Even so, how is this any different then OS X widgets? The only thing that comes to mind for me is that is running on a different screen (not overlaid on top of your other icons or widgets). While on the droid your widget can run with the other icons on your screen. Not taking up the whole screen, or it can if you want. Its still just an application.

Again, I'm not technical enough to know if there is some better explanation then what you wrote or what it is or whatever. Just to me doesn't seem like a big deal as far as making a whole other "term" for it. A Widget is an application without and icon that can run however you want. That's about what I take away from it. And even then I'm not getting it. And OS X has it :)

You are pretty far off base. Widget is not an application always running. It is generally part of an App and is updated threw what is known as intents but they are not apps always running. They are in many ways pretty indepented of their underlining Application.
Hard to explain a lot of the ins and outs of how it runs. I have just scratch the surface in learning how to develop for android on widgets but once you look into it you see how it really works.

It is nothing like you are trying to make it out to be.

iOS only uses icons. It does not use widgets at all in your argument. Android uses both.
 
Are you really trying to argue that an icon that launches an app is the same thing as a widget? Really come on. I think even the most die hard Apple fan boys would not even try this argument.


Ok, so how is it different from OS X "Dashboard" and there widgets?
 
How do posters like you continue to spread this nonsense? I don't understand.
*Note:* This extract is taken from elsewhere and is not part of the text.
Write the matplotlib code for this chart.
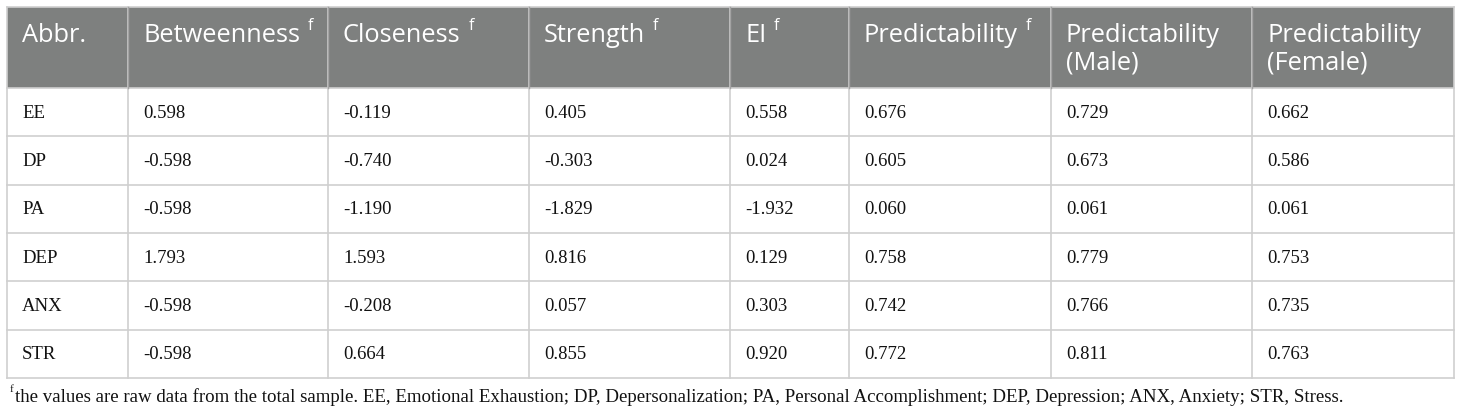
import matplotlib
matplotlib.use("Agg")
import matplotlib.pyplot as plt
from matplotlib.patches import Rectangle

# table content
abbr = ["EE", "DP", "PA", "DEP", "ANX", "STR"]
betweenness = ["0.598", "-0.598", "-0.598", "1.793", "-0.598", "-0.598"]
closeness = ["-0.119", "-0.740", "-1.190", "1.593", "-0.208", "0.664"]
strength = ["0.405", "-0.303", "-1.829", "0.816", "0.057", "0.855"]
ei = ["0.558", "0.024", "-1.932", "0.129", "0.303", "0.920"]
pred = ["0.676", "0.605", "0.060", "0.758", "0.742", "0.772"]
pred_male = ["0.729", "0.673", "0.061", "0.779", "0.766", "0.811"]
pred_female = ["0.662", "0.586", "0.061", "0.753", "0.735", "0.763"]

headers = ["Abbr.", "Betweenness", "Closeness", "Strength", "EI",
           "Predictability", "Predictability\n(Male)", "Predictability\n(Female)"]
header_sup = [False, True, True, True, True, True, False, False]
footnote = ("the values are raw data from the total sample. EE, Emotional Exhaustion; "
            "DP, Depersonalization; PA, Personal Accomplishment; DEP, Depression; "
            "ANX, Anxiety; STR, Stress.")

columns = [abbr, betweenness, closeness, strength, ei, pred, pred_male, pred_female]

W, H = 1460, 416
fig = plt.figure(figsize=(W / 100, H / 100), dpi=100)
ax = fig.add_axes([0, 0, 1, 1])
ax.set_xlim(0, W)
ax.set_ylim(H, 0)
ax.axis("off")

col_x = [7, 128, 328, 529, 730, 849, 1051, 1252, 1454]
top, head_bot, bot = 7, 88, 378
row_h = (bot - head_bot) / len(abbr)
header_bg = "#7e807f"
grid = "#cfcfcf"
pad = 15

ax.add_patch(Rectangle((col_x[0], top), col_x[-1] - col_x[0], head_bot - top,
                       facecolor=header_bg, edgecolor="none"))

# grid lines
for i in range(len(abbr) + 1):
    y = head_bot + i * row_h
    ax.plot([col_x[0], col_x[-1]], [y, y], color=grid, lw=1.2)
ax.plot([col_x[0], col_x[-1]], [top, top], color=grid, lw=1.2)
for x in col_x:
    ax.plot([x, x], [top, bot], color=grid, lw=1.2)
for x in col_x[1:-1]:
    ax.plot([x, x], [top, head_bot], color="#a3a3a3", lw=1.0)

fig.canvas.draw()
renderer = fig.canvas.get_renderer()
inv = ax.transData.inverted()

# header, one text per line
for j, h in enumerate(headers):
    for k, line in enumerate(h.split("\n")):
        t = ax.text(col_x[j] + pad, 42 + 28 * k, line, color="white", fontsize=18.3,
                    family="Open Sans", va="baseline", ha="left")
    if header_sup[j]:
        bb = t.get_window_extent(renderer)
        x1 = inv.transform((bb.x1, bb.y1))[0]
        ax.text(x1 + 8, 30, "f", color="white", fontsize=11.5,
                family="Open Sans", va="baseline", ha="left")

# body
for j, col in enumerate(columns):
    for i, v in enumerate(col):
        y = head_bot + (i + 0.5) * row_h
        ax.text(col_x[j] + pad, y + 1, v, fontsize=13.5, family="Liberation Serif",
                va="center", ha="left", color="#111111")

# footnote
ax.text(10, 390, "f", fontsize=8, family="Liberation Serif", va="center", color="#111111")
ax.text(15, 397, footnote, fontsize=13.6, family="Liberation Serif",
        va="center", ha="left", color="#111111")

fig.savefig("out.png", dpi=100)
Do you like ignoring every single other posters' valid arguments against what Apple/patent system is doing/allowing?

Did you not see the tablet like device from 1994 posted earlier? Do you truly believe Apple was the first company to apply the ideas of a grid based icon system on phones? You really think having the ability to ban and halt the business practices of Android OEMs is fair just because they are using slide to unlock? How is sliding to unlock innovative in ANY way especially in a way that negatively affects Apple's business? Do you continually ignore the fact that you are using the straight up copied notification center on a daily basis?

If Apple truly believed in "fair" business practices and other companies not "stealing" ideas, they wouldn't be using the notification center by virtue of their beliefs. They are just doing this to get a leg up and stunt competition. A lot of businesses do this, but Apple just looks scared.

Look Apple has the right to use their patents in anyway possible if they are granted those patents. That's fine I suppose, but the fact that these software patents are going through is ridiculous. Allowing patents on multi touch, case design, or sliding to unlock is akin to someone patenting the use of forks with plates and actually being allowed to protect that "idea". It speaks more of the screwed up patent system than Apple really.

Because we've been following this stuff probably longer than you have and know BS when we see it.

But hey, don't let us stop you from being a fanboy.
 
Ok, so how is it different from OS X "Dashboard" and there widgets?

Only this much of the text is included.